AYNI TANIKLIK GÜNLERİNDEN GEÇİLİYOR
O günlerde tutuklanan DEP’liler 2004’te Ulucanlar Cezaevi’nden tahliye olduktan sonra yine siyasi çalışmalarını sürdürürken, Zana, Türk ve Sakık yeniden milletvekili seçilip meclis’e girdi. Sakık, 3 dönem milletvekilliği yaptıktan sonra 2014’te 15 kez sayımı yeniden gerçekleşen ardından da ikinci kez yapılma kararı alınan seçimlerde Ağrı Belediyesi Eş Başkanı seçildi. Zana ise 1 Kasım 2015 seçimlerinde Ağrı’dan milletvekili seçildi. Eski DEP’liler olarak bugünde siyasette aktif olan bu isimler bir kez daha Kürt sorunun demokratik çözümünü dillendirirken, çözümsüz bırakılan Kürt sorununda Türkiye ve Kürt kamuoyu yeniden o günlerin tekrarına tanıklık etmeye başladı.
‘SONUÇ ALICI OLMAYACAKTIR’
Yıllar sonra tarihin bir kez daha tekerrür ettiğini belirten Sakık, bugün yaşananların 90’lı yılları katbekat aşan bir durum olduğuna dikkat çekerken, bu politikaların sonuç alıcı olamayacağına da vurgu yaptı. Sakık, cumhuriyetin kuruluşundan bugüne çözüm bekleyen Kürt sorunu karşısında bunun çözümünün demokratik siyasetten geçtiğini belirten her sözün baskı ve sindirme politikalarıyla bastırılmaya çalışıldığını söyledi.
‘EZBERİN TEKRARIDIR’
“90’lı yıllarda bu süreç yaşanmıştı. Aynı politikaları devreye koymak çözüm olmasaydı bugün o günün tezleri tekrarlamazdı” diyen Sakık, Ahmet Türk’ün gözaltına alınması, belediyelere kayyım ataması ve HDP’lilerin tutuklanmasını, “90’larda olup biten her şeyin, ezberin bir tekrarıdır” dedi. Tüm bunların çözüm olmadığını hep dile getirdiklerini, dün olduğu gibi bugün de bu söylemi dile getirmeye devam edeceklerini söyleyen Sakık, 2013’teki çözüm sürecini anımsatarak, o dönem atılan adımların bugün ihtiyaç duyulan ve olması gereken tek yol olduğunu kaydetti.

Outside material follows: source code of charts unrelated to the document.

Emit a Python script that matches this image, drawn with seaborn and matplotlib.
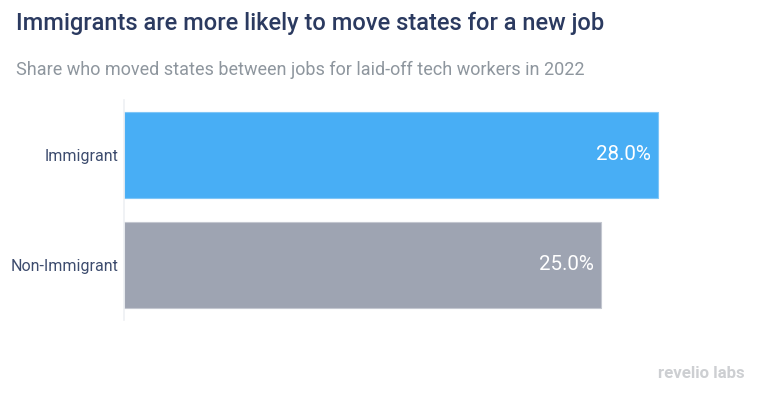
import matplotlib
matplotlib.use("Agg")
import matplotlib.pyplot as plt
import seaborn as sns
import pandas as pd

categories = ["Immigrant", "Non-Immigrant"]
values = [28.0, 25.0]
bar_colors = ["#48aef5", "#9ea4b2"]
edge_colors = ["#7fc6f7", "#c3c7d0"]
title = "Immigrants are more likely to move states for a new job"
subtitle = "Share who moved states between jobs for laid-off tech workers in 2022"

sns.set_theme(style="white")
plt.rcParams["font.family"] = ["Roboto", "DejaVu Sans"]

df = pd.DataFrame({"group": categories, "share": values})

fig = plt.figure(figsize=(7.68, 4.0), dpi=100)
ax = fig.add_axes([124/768, 80/400, (736-124)/768, 220/400])
sns.barplot(data=df, x="share", y="group", hue="group", palette=bar_colors,
            saturation=1, width=0.79, legend=False, ax=ax, linewidth=0.8)
for p, c in zip(ax.patches, edge_colors):
    p.set_edgecolor(c)
ax.set_xlim(0, 32.1)
ax.set_ylim(1.5, -0.5)
ax.set_xlabel("")
ax.set_ylabel("")
ax.set_xticks([])
for s in ["top", "right", "bottom"]:
    ax.spines[s].set_visible(False)
ax.spines["left"].set_color("#eef0f3")
ax.spines["left"].set_linewidth(1.2)
ax.tick_params(axis="y", length=0, pad=3.6, labelsize=11.5, labelcolor="#3d4c6e")

for i, v in enumerate(values):
    ax.annotate(f"{v:.1f}%", xy=(v, i), xytext=(-5, 0), textcoords="offset points",
                ha="right", va="center", color="white", fontsize=14.8)

fig.text(16/768, 1 - 23/400, title, ha="left", va="center", fontsize=17,
         fontweight="medium", color="#2b3a60")
fig.text(16/768, 1 - 70/400, subtitle, ha="left", va="center", fontsize=12.95,
         color="#8e969e")
fig.text(745/768, 1 - 374/400, "revelio labs", ha="right", va="center", fontsize=12.2,
         fontweight="bold", color="#cdcfd2")

fig.savefig("out.png", dpi=100)
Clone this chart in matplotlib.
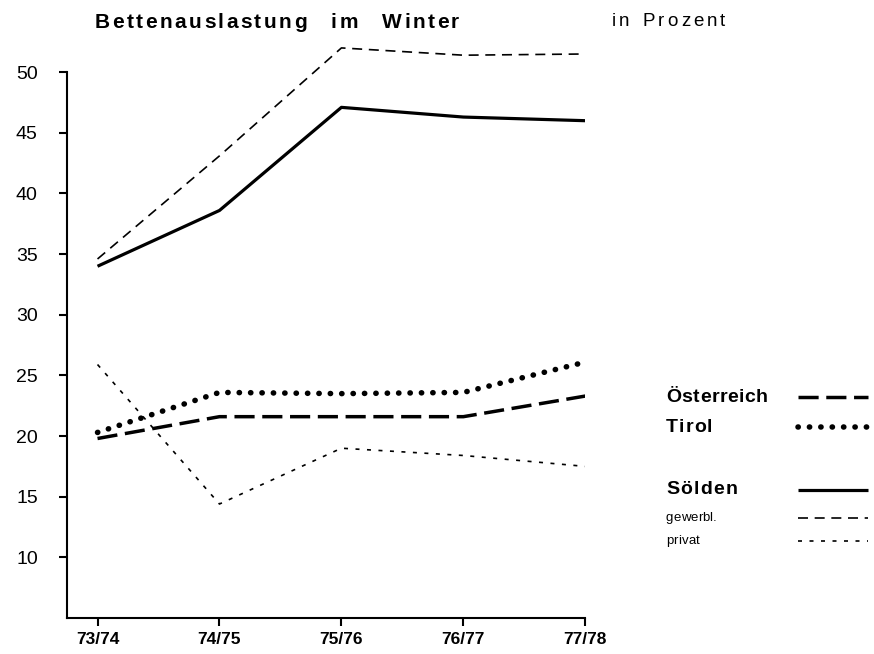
import matplotlib.pyplot as plt
from matplotlib.lines import Line2D

plt.rcParams['font.family'] = ['Liberation Sans', 'DejaVu Sans']

seasons = ["73/74", "74/75", "75/76", "76/77", "77/78"]
oesterreich = [19.8, 21.6, 21.6, 21.6, 23.3]
tirol = [20.3, 23.6, 23.5, 23.6, 26.1]
soelden = [34.0, 38.6, 47.1, 46.3, 46.0]
gewerbl = [34.6, 43.1, 52.0, 51.4, 51.5]
privat = [25.9, 14.4, 19.0, 18.4, 17.5]
yticks = [10, 15, 20, 25, 30, 35, 40, 45, 50]

W, H = 874, 654
fig = plt.figure(figsize=(W / 100, H / 100), dpi=100)
ax = fig.add_axes([0.0767, 0.055, 0.593, 0.881])
renderer = fig.canvas.get_renderer()


def spaced_text(x0, y0, s, track, space, **kw):
    # draw text letter by letter (pixel coords, y from top) to mimic wide tracking
    x = x0
    for ch in s:
        if ch == " ":
            x += space
            continue
        t = fig.text(x / W, 1 - y0 / H, ch, va="center", ha="left", **kw)
        x += t.get_window_extent(renderer).width + track


x = range(len(seasons))
styles = {
    "oe": dict(color="black", lw=2.5, dashes=(5.8, 2.2)),
    "ti": dict(color="black", lw=4.0, dashes=(0.05, 2.0), dash_capstyle="round"),
    "so": dict(color="black", lw=2.3, solid_capstyle="butt"),
    "ge": dict(color="black", lw=1.2, dashes=(6, 4)),
    "pr": dict(color="black", lw=1.2, dashes=(2.4, 4.5)),
}
ax.plot(x, oesterreich, **styles["oe"])
ax.plot(x, tirol, **styles["ti"])
ax.plot(x, soelden, **styles["so"])
ax.plot(x, gewerbl, **styles["ge"])
ax.plot(x, privat, **styles["pr"])

ax.set_xlim(-0.25, 4)
ax.set_ylim(5, 52.5)
ax.set_xticks(list(x))
ax.set_xticklabels(seasons, fontsize=12.5, fontweight="bold")
ax.set_yticks(yticks)
ax.set_yticklabels([str(v) for v in yticks], fontsize=14)
ax.tick_params(axis="both", direction="out", length=6, width=1.5, color="black")
ax.tick_params(axis="y", pad=15)
ax.tick_params(axis="x", pad=4)
ax.spines["top"].set_visible(False)
ax.spines["right"].set_visible(False)
ax.spines["left"].set_bounds(5, 50)
ax.spines["left"].set_linewidth(1.5)
ax.spines["bottom"].set_linewidth(1.5)

spaced_text(95, 22, "Bettenauslastung im Winter", 2.4, 22, fontsize=15, fontweight="bold")
spaced_text(612, 22, "in Prozent", 3.0, 10, fontsize=13.5)

# legend drawn by hand
legend_items = [
    ("Österreich", 397, 14, "bold", 0.5, "oe"),
    ("Tirol", 427, 14, "bold", 1.0, "ti"),
    ("Sölden", 490, 14, "bold", 1.3, "so"),
    ("gewerbl.", 518, 9.5, "normal", 0.0, "ge"),
    ("privat", 541, 9.5, "normal", 0.3, "pr"),
]
for label, yy, fs, fw, tr, key in legend_items:
    spaced_text(666, yy, label, tr, 5, fontsize=fs, fontweight=fw)
    fig.add_artist(Line2D([798 / W, 868 / W], [1 - yy / H, 1 - yy / H],
                          transform=fig.transFigure, **styles[key]))

fig.savefig("out.png", dpi=100)
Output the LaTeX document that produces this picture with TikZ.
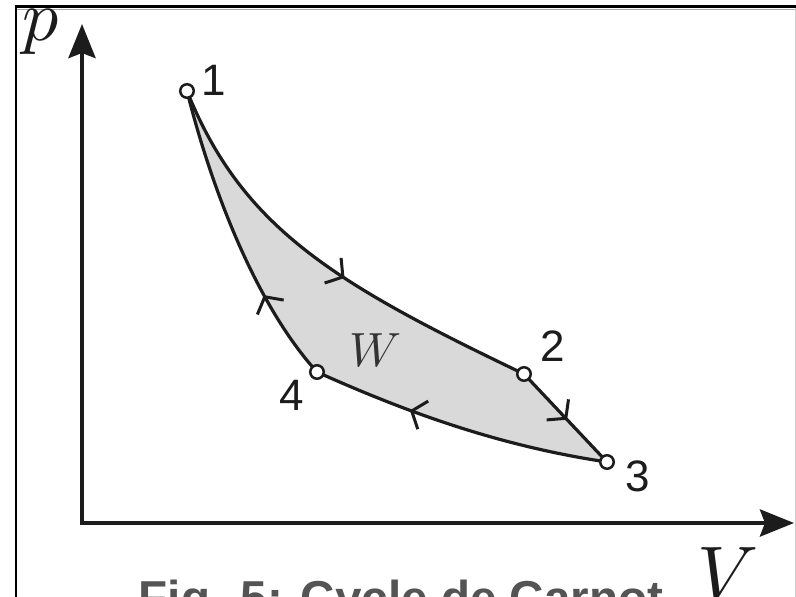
\documentclass[tikz,border=0pt]{standalone}
\DeclareFontFamily{OML}{cmm}{\skewchar\font=127 }
\DeclareFontShape{OML}{cmm}{m}{it}{<-> cmmi10}{}
\usepackage{fontspec}
\newfontfamily\arialf{Liberation Sans}
\usetikzlibrary{arrows.meta,decorations.markings}
\definecolor{ink}{HTML}{1C1C1C}
\definecolor{workfill}{HTML}{D9D9D9}
\definecolor{capgray}{HTML}{545454}
\definecolor{wgray}{HTML}{333333}
\tikzset{
  curve/.style={draw=ink, line width=3.2pt},
  state/.style={circle, draw=ink, fill=white, line width=2.5pt, minimum size=13.5pt, inner sep=0pt},
  numlabel/.style={font=\arialf\fontsize{44}{44}\selectfont, text=ink, inner sep=0pt},
  axislabel/.style={inner sep=0pt, text=ink},
  midarrow/.style={postaction={decorate}, decoration={markings,
      mark=at position #1 with {\arrow{Straight Barb[length=12pt,width=30pt,line width=3pt]}}}},
  axisline/.style={draw=ink, line width=4.5pt, line join=miter,
      {Stealth[length=34pt,width=27pt,inset=5pt]}-{Stealth[length=34pt,width=27pt,inset=5pt]}},
}
\begin{document}
\begin{tikzpicture}[x=1pt,y=-1pt]
\useasboundingbox (0,0) rectangle (796,597);
% frame
\draw[black, line width=3.5pt] (14.5,6.5) -- (796,6.5);
\draw[black!35, line width=1pt] (16,9) -- (796,9);
\draw[black, line width=2.5pt] (16,5) -- (16,597);
\draw[black!20, line width=1.5pt] (795.5,8) -- (795.5,597);
% points
\coordinate (P1) at (187,91);
\coordinate (P2) at (524,374);
\coordinate (P3) at (607,462);
\coordinate (P4) at (317,372);
% shaded work area
\fill[workfill] (P1) .. controls (242,228) and (334,283) .. (P2) -- (P3)
  .. controls (507,447) and (417,417) .. (P4)
  .. controls (257,306) and (212,191) .. (P1) -- cycle;
% cycle curves
\draw[curve, midarrow=0.55] (P1) .. controls (242,228) and (334,283) .. (P2);
\draw[curve, midarrow=0.52] (P2) -- (P3);
\draw[curve, midarrow=0.67] (P3) .. controls (507,447) and (417,417) .. (P4);
\draw[curve, midarrow=0.30] (P4) .. controls (257,306) and (212,191) .. (P1);
% axes
\coordinate (O) at (82,523);
\coordinate (Ytip) at (82,24);
\coordinate (Xtip) at (794,523);
\draw[axisline] (Ytip) -- (O) -- (Xtip);
% state circles
\node[state] (n1) at (P1) {};
\node[state] (n2) at (P2) {};
\node[state] (n3) at (P3) {};
\node[state] (n4) at (P4) {};
% labels
\node[numlabel] (l1) at (214,80) {1};
\node[numlabel] (l2) at (553,346) {2};
\node[numlabel] (l3) at (638,476) {3};
\node[numlabel] (l4) at (292,395) {4};
\node[axislabel, font=\fontsize{72}{72}\selectfont] (plabel) at (41,32) {$p$};
\node[axislabel, font=\fontsize{76}{76}\selectfont] (vlabel) at (728,574) {$V$};
\node[inner sep=0pt, text=wgray, font=\fontsize{48}{48}\selectfont] (wlabel) at (375,350) {$W$};
\node[anchor=base west, inner sep=0pt, text=capgray, font=\arialf\bfseries\fontsize{47.6}{48}\selectfont] (cap) at (138.5,614) {Fig. 5: Cycle de Carnot};
\end{tikzpicture}
\end{document}
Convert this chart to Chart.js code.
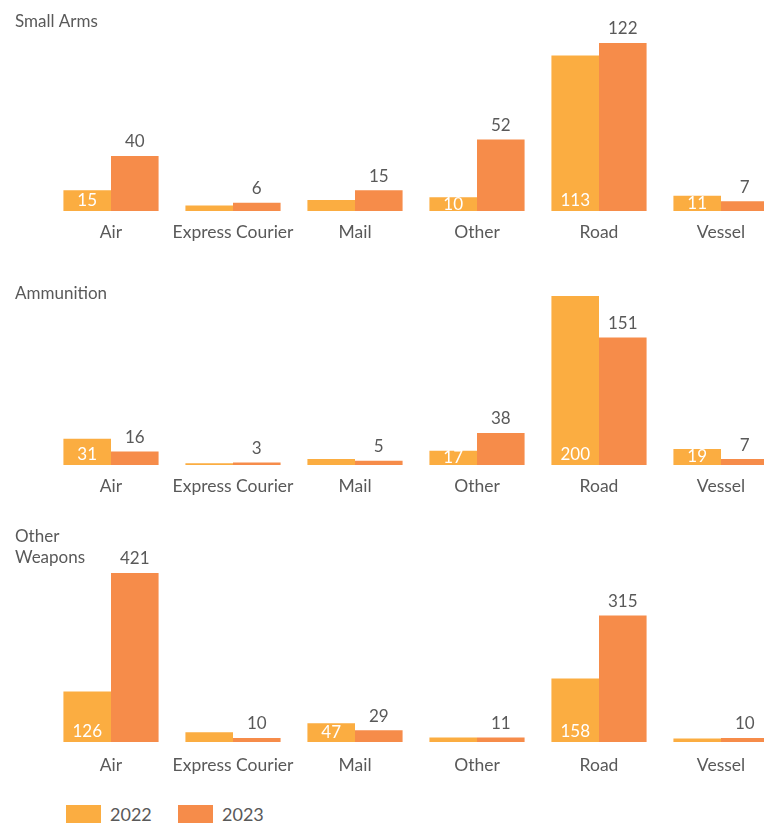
<!DOCTYPE html>
<html>
<head>
<meta charset="utf-8">
<title>Seizures by mode of transport</title>
<script src="https://cdn.jsdelivr.net/npm/chart.js@4.4.1/dist/chart.umd.min.js"></script>
<style>
  html, body { margin: 0; padding: 0; background: #fff; }
  body { width: 764px; height: 823px; overflow: hidden; position: relative; font-family: Lato, sans-serif; }
  canvas { position: absolute; left: 0; }
  .key { position: absolute; top: 805px; width: 35px; height: 18px; }
  .key-label { position: absolute; top: 805px; height: 18px; line-height: 18px; font-size: 18px; color: #595959; }
</style>
</head>
<body>
<canvas id="smallArms" width="782" height="254" style="top:0px"></canvas>
<canvas id="ammunition" width="782" height="238" style="top:270px"></canvas>
<canvas id="otherWeapons" width="782" height="278" style="top:510px"></canvas>

<div class="key" id="key2022" style="left:66px"></div>
<span class="key-label" id="label2022" style="left:110px"></span>
<div class="key" id="key2023" style="left:178px"></div>
<span class="key-label" id="label2023" style="left:222px"></span>

<script>
const categories = ['Air', 'Express Courier', 'Mail', 'Other', 'Road', 'Vessel'];
const seriesNames = ['2022', '2023'];

const smallArms2022 = [15, 4, 8, 10, 113, 11];
const smallArms2023 = [40, 6, 15, 52, 122, 7];

const ammunition2022 = [31, 2, 7, 17, 200, 19];
const ammunition2023 = [16, 3, 5, 38, 151, 7];

const otherWeapons2022 = [126, 24, 47, 11, 158, 9];
const otherWeapons2023 = [421, 10, 29, 11, 315, 10];

const color2022 = '#fbad41';
const color2023 = '#f68c4a';
const textGray = '#595959';

// 2022 values sit inside the bar in white, 2023 values float above the bar
const valueLabels = {
  id: 'valueLabels',
  afterDatasetsDraw(chart) {
    const ctx = chart.ctx;
    ctx.save();
    ctx.font = '17px Lato';
    ctx.textAlign = 'center';
    ctx.textBaseline = 'middle';
    chart.data.datasets.forEach((ds, i) => {
      chart.getDatasetMeta(i).data.forEach((bar, j) => {
        const v = ds.data[j];
        if (i === 0) {
          if (bar.base - bar.y < 12.5) return; // too short to hold the number
          ctx.fillStyle = '#fff';
          ctx.fillText(v, bar.x, Math.max(bar.base - 10.5, (bar.y + bar.base) / 2));
        } else {
          ctx.fillStyle = textGray;
          ctx.fillText(v, bar.x, bar.y - 14);
        }
      });
    });
    ctx.restore();
  }
};

function drawPanel(id, title, v22, v23, titlePad, tickPad) {
  new Chart(document.getElementById(id), {
    type: 'bar',
    data: {
      labels: categories,
      datasets: [
        { label: seriesNames[0], data: v22, backgroundColor: color2022 },
        { label: seriesNames[1], data: v23, backgroundColor: color2023 }
      ]
    },
    options: {
      responsive: false,
      animation: false,
      layout: { padding: { left: 15, right: 0, top: 0, bottom: 0 } },
      datasets: { bar: { categoryPercentage: 0.78, barPercentage: 1 } },
      plugins: {
        legend: { display: false },
        tooltip: { enabled: false },
        title: {
          display: true,
          text: title,
          align: 'start',
          color: textGray,
          font: { family: 'Lato', size: 17, weight: 'normal', lineHeight: '21px' },
          padding: titlePad
        }
      },
      scales: {
        x: {
          grid: { display: false, drawTicks: false },
          border: { display: false },
          ticks: { color: textGray, font: { family: 'Lato', size: 17.5, lineHeight: '21px' }, padding: tickPad, autoSkip: false, maxRotation: 0 }
        },
        y: {
          min: 0,
          max: Math.max(...v22, ...v23),
          grid: { display: false },
          border: { display: false },
          ticks: { display: false },
          afterFit: scale => { scale.width = 35; }
        }
      }
    },
    plugins: [valueLabels]
  });
}

drawPanel('smallArms', 'Small Arms', smallArms2022, smallArms2023, { top: 11.5, bottom: 10.5 }, 11);
drawPanel('ammunition', 'Ammunition', ammunition2022, ammunition2023, { top: 13.5, bottom: -8.5 }, 11);
drawPanel('otherWeapons', ['Other', 'Weapons'], otherWeapons2022, otherWeapons2023, { top: 16.5, bottom: 4.5 }, 12.5);

// legend
document.getElementById('key2022').style.background = color2022;
document.getElementById('key2023').style.background = color2023;
document.getElementById('label2022').textContent = seriesNames[0];
document.getElementById('label2023').textContent = seriesNames[1];
</script>
</body>
</html>
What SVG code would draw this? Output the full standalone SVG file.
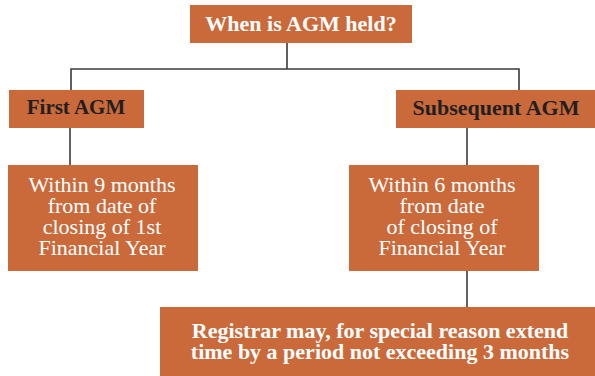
<svg xmlns="http://www.w3.org/2000/svg" width="595" height="376" viewBox="0 0 595 376">
<style>
.box{fill:#CA6A3B}
.conn{stroke:#3a3a3a;stroke-width:1.6;fill:none}
.t{font-family:"Liberation Serif","Times New Roman",serif;text-anchor:middle}
.b{font-weight:bold}
.w{fill:#ffffff}
.d{fill:#231f20}
</style>
<rect width="595" height="376" fill="#ffffff"/>
<g id="connectors">
<path class="conn" d="M287 43V69M71 90V69H519V90"/>
<path class="conn" d="M70 128V165"/>
<path class="conn" d="M467 128V165"/>
<path class="conn" d="M467 271V307"/>
</g>
<g id="root">
<rect class="box" x="190" y="5" width="222" height="38"/>
<text class="t b w" x="301" y="31" font-size="22">When is AGM held?</text>
</g>
<g id="first">
<rect class="box" x="9" y="90" width="135" height="38"/>
<text class="t b d" x="76" y="114" font-size="21">First AGM</text>
</g>
<g id="subsequent">
<rect class="box" x="396" y="90" width="199" height="38"/>
<text class="t b d" x="496" y="115" font-size="22">Subsequent AGM</text>
</g>
<g id="first-detail">
<rect class="box" x="8" y="165" width="190" height="106"/>
<text class="t w" x="102" font-size="22"><tspan x="102" y="192">Within 9 months</tspan><tspan x="102" y="213">from date of</tspan><tspan x="102" y="234">closing of 1st</tspan><tspan x="102" y="255">Financial Year</tspan></text>
</g>
<g id="subsequent-detail">
<rect class="box" x="349" y="165" width="190" height="106"/>
<text class="t w" x="442" font-size="22"><tspan x="442" y="192">Within 6 months</tspan><tspan x="442" y="213">from date</tspan><tspan x="442" y="234">of closing of</tspan><tspan x="442" y="255">Financial Year</tspan></text>
</g>
<g id="registrar">
<rect class="box" x="160" y="307" width="435" height="69"/>
<text class="t b w" x="380" font-size="22"><tspan x="380" y="338">Registrar may, for special reason extend</tspan><tspan x="380" y="359">time by a period not exceeding 3 months</tspan></text>
</g>
</svg>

Hükümeti, izlediği politikalardan vazgeçmeye davet eden Sakık, Kürt sorunun barışçıl ve demokratik bir şekilde çözümü için bir projenin ortaya konulması gerektiğini söyledi.
‘TUTUKLAMA ÇÖZÜM DEĞİL'
Sakık, şöyle devam etti: “Yoksa tutuklamalarla bu sorunun çözülmeyeceğini hayat bize gösterdi. Bu yolun doğru yol olmadığını her gün söylüyoruz. Yeniden yaşananları hayata geçirmek bir zaman kaybıdır. Demokratik siyasetin büyümesi, hayat bulması ve kalıcı barışın sağlanması gerekiyor. Bu nedenle de demokratik siyasetin önündeki engeller bir an önce kaldırılmalıdır. Asıl yapılması gereken zaten budur.”
‘AHMET ABİ’NİN TEK ÇABASI BARIŞ OLDU’
Siyasetteki yol arkadaşı Ahmet Türk’ün gözaltına alınmasına ilişkin de değerlendirme yapan Sakık, “Ahmet abi bütün hayatını barışın hayat bulması için çaba sarf eden bir siyasetçidir. Barışçıl kimliğiyle bilinene bir isimdir. 80’lerden bu yana aynı yöntemlerle karşı karşıya kalmıştı. Birlikte hep barış ve demokrasi talep ettik. Bugün de Ahmet Abi’nin talebi bu noktadadır ama kendisi şu an gözaltında. Bundan dolayı büyük bir utanç içinde olmamız gerekiyor. Bu yol çıkmaz bir yoldur” diye konuştu.
‘SUSANLAR KONUŞMALI’
Sakık, bir kez daha Kürt siyasetine dönük böylesi kapsamlı operasyonların hayata geçirilmesine ilişkin ise “Geçmişten bugüne kadar Kürt sorunun çözümünde iktidarlar değişse bile temel politikalar değişmemiştir. Sadece 2013’te bu iklim değişmişti ve o dönem Kürt siyaseti olarak da barışın gelişmesi için çaba sarf ettik. Ama geldiğimiz nokta yine ezberin tekrarı oldu. Bugün de iktidarın bu konuda ciddi bir projesinin olmayışının göstergesidir. Siyaset dünyası risk alabilmelidir. Özellikle silahların susmasını istiyorsak, susanların konuşması gerekir. Bu kan deryasından kurtulmak istiyorsak, susarak değil konuşarak bunun üstesinden gelebiliriz” dedi.